_Record extracts_.
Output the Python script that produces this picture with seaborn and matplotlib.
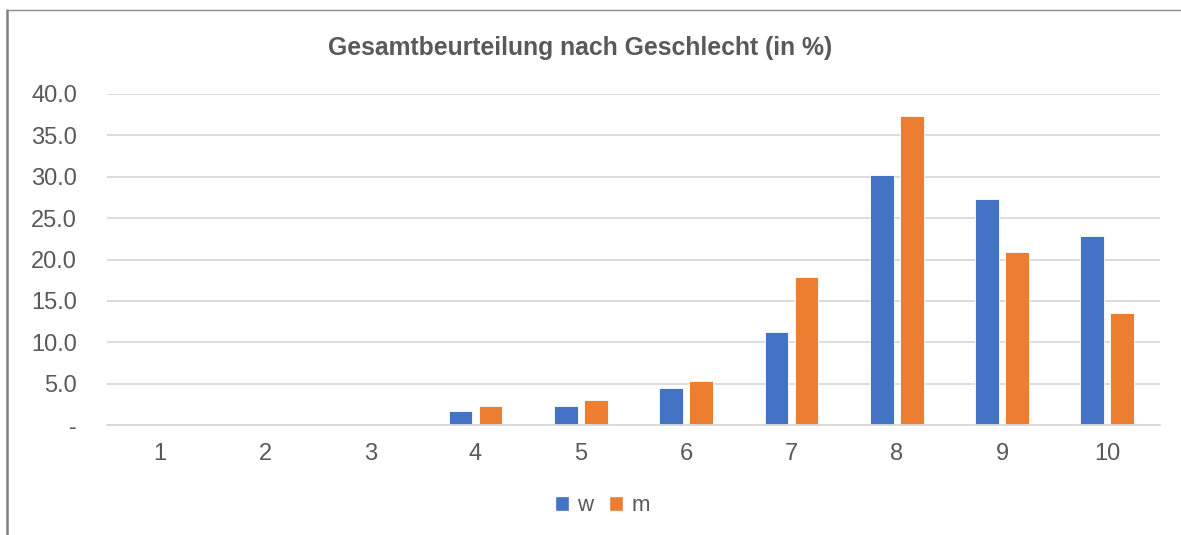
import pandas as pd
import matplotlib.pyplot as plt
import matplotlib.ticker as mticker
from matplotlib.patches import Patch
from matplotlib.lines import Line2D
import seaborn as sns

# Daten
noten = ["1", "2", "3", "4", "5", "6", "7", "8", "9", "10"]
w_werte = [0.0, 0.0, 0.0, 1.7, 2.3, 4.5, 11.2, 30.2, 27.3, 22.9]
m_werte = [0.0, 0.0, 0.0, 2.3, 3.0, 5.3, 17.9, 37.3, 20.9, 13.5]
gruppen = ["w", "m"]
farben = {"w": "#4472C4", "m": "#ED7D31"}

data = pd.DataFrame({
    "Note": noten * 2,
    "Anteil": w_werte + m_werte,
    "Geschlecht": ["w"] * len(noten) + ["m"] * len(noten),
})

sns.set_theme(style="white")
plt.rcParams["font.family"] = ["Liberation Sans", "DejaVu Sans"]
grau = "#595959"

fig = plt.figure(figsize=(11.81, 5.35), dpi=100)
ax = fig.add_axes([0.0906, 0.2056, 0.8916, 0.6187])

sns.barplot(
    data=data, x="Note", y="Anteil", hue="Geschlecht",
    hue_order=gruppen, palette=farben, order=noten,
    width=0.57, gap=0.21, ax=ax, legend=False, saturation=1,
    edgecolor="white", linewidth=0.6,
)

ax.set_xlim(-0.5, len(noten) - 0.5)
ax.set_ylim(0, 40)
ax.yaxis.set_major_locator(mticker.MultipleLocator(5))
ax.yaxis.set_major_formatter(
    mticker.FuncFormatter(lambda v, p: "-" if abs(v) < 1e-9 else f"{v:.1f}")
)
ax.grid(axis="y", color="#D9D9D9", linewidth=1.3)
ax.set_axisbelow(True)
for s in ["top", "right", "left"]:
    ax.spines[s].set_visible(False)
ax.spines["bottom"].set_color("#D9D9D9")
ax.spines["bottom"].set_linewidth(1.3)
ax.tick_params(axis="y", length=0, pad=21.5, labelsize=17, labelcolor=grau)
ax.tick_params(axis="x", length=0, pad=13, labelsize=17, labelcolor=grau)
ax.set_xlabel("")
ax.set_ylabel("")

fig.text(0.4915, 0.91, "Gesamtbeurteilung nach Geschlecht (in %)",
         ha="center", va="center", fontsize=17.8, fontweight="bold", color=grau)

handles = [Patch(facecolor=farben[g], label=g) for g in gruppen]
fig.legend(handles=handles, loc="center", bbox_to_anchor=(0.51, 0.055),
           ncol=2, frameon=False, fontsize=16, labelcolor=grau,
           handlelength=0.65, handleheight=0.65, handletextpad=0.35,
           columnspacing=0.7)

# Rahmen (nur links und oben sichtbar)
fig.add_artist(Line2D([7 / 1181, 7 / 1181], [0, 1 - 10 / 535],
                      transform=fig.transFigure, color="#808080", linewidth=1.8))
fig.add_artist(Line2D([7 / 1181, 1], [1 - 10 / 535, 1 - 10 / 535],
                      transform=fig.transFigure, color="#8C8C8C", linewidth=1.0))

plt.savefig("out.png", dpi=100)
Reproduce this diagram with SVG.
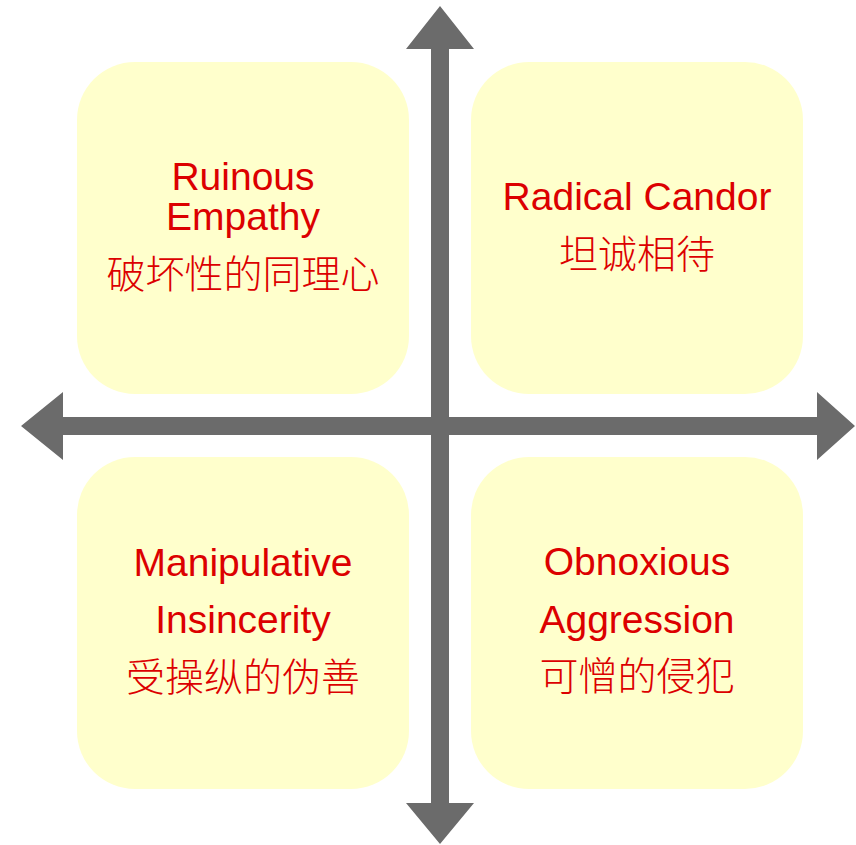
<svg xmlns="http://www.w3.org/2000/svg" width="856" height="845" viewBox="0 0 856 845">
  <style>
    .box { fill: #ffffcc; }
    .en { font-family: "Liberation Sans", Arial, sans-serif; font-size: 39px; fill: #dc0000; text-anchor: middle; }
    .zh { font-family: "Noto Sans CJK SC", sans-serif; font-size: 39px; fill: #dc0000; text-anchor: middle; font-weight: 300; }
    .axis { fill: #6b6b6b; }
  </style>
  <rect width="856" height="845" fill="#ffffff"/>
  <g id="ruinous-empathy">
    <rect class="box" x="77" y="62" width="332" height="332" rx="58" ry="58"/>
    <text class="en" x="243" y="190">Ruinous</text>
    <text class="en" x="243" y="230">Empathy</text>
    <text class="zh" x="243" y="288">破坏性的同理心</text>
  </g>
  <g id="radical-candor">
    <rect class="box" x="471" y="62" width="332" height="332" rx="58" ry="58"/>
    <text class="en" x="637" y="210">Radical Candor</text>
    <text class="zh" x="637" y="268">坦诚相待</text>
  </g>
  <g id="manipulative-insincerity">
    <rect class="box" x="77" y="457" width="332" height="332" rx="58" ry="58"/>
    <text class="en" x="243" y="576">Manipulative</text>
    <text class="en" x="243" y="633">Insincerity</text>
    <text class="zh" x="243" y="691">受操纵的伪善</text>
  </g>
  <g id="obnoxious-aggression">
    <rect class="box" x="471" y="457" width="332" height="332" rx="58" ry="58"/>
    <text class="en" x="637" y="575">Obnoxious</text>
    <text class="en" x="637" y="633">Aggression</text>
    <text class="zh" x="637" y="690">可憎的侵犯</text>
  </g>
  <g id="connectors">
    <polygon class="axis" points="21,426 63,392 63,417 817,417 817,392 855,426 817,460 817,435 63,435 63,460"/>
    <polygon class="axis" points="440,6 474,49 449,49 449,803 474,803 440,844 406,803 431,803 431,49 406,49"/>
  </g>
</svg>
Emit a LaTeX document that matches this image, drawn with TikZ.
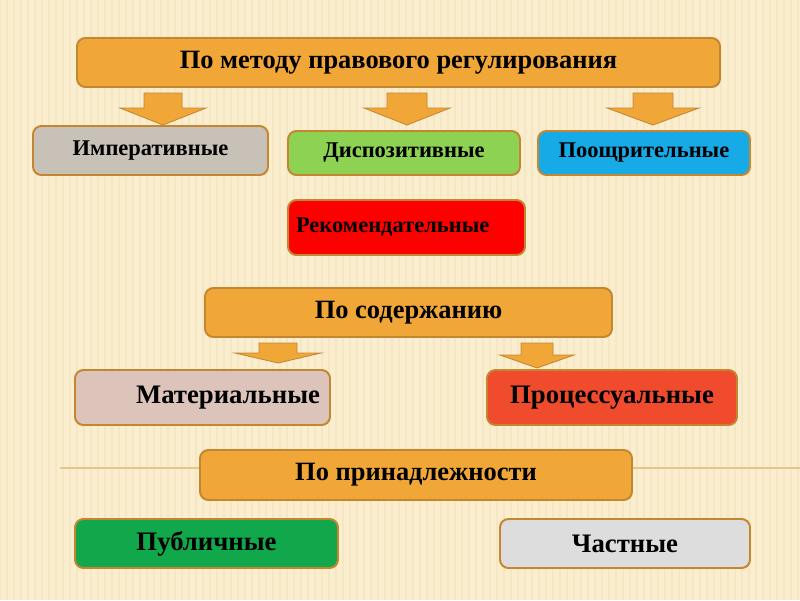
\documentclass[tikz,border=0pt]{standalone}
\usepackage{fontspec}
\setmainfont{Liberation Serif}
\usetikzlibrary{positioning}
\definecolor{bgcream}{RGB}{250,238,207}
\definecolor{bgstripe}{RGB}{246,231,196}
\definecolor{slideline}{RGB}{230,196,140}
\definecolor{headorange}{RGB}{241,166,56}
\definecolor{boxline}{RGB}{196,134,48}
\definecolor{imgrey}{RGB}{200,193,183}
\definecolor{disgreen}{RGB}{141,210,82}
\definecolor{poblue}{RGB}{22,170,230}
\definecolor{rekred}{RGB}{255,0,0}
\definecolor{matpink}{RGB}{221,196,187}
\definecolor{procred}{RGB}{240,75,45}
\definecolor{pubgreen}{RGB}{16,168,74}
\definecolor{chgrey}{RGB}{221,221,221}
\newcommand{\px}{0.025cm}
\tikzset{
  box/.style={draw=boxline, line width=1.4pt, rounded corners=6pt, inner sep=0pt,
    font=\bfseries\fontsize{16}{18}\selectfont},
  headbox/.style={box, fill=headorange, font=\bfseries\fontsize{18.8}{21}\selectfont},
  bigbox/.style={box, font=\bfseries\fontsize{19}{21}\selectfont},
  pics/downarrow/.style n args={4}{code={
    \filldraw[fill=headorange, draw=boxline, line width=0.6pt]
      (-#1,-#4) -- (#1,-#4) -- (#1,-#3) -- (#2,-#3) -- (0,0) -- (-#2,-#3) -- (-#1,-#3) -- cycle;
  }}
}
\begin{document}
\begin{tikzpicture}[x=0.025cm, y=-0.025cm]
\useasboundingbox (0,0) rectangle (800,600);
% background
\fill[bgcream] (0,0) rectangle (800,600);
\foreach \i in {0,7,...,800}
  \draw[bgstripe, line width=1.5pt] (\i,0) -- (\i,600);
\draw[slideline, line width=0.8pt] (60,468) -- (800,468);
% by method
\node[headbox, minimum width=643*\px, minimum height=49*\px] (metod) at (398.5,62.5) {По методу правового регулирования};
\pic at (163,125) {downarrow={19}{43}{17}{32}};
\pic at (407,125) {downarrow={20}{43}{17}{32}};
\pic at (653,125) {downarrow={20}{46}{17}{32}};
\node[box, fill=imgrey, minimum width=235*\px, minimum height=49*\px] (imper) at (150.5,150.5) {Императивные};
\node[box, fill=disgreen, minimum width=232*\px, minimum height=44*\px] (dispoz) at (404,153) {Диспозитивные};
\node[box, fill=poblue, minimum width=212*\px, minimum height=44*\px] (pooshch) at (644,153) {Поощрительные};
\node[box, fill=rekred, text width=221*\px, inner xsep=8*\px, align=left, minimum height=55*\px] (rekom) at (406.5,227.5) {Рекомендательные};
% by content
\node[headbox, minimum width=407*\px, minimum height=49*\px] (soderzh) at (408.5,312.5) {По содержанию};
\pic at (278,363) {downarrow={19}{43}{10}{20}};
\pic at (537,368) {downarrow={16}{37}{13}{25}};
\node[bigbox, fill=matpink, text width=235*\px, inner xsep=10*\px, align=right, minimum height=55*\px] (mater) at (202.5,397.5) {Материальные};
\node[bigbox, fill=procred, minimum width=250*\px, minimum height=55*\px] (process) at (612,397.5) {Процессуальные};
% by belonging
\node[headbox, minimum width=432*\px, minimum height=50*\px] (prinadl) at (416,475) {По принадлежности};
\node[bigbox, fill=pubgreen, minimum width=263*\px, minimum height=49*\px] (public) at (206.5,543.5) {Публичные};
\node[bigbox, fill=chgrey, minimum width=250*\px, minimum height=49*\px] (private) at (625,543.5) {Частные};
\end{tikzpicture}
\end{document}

_What is required_. Copy exactly the lines from the first line of the records above through the line with "import seaborn as sns", both included, and nothing else. Pictures stay out.

_Solution to this exercise_.
Output the Python script that produces this picture with seaborn and matplotlib.
import pandas as pd
import matplotlib.pyplot as plt
import matplotlib.ticker as mticker
from matplotlib.patches import Patch
from matplotlib.lines import Line2D
import seaborn as sns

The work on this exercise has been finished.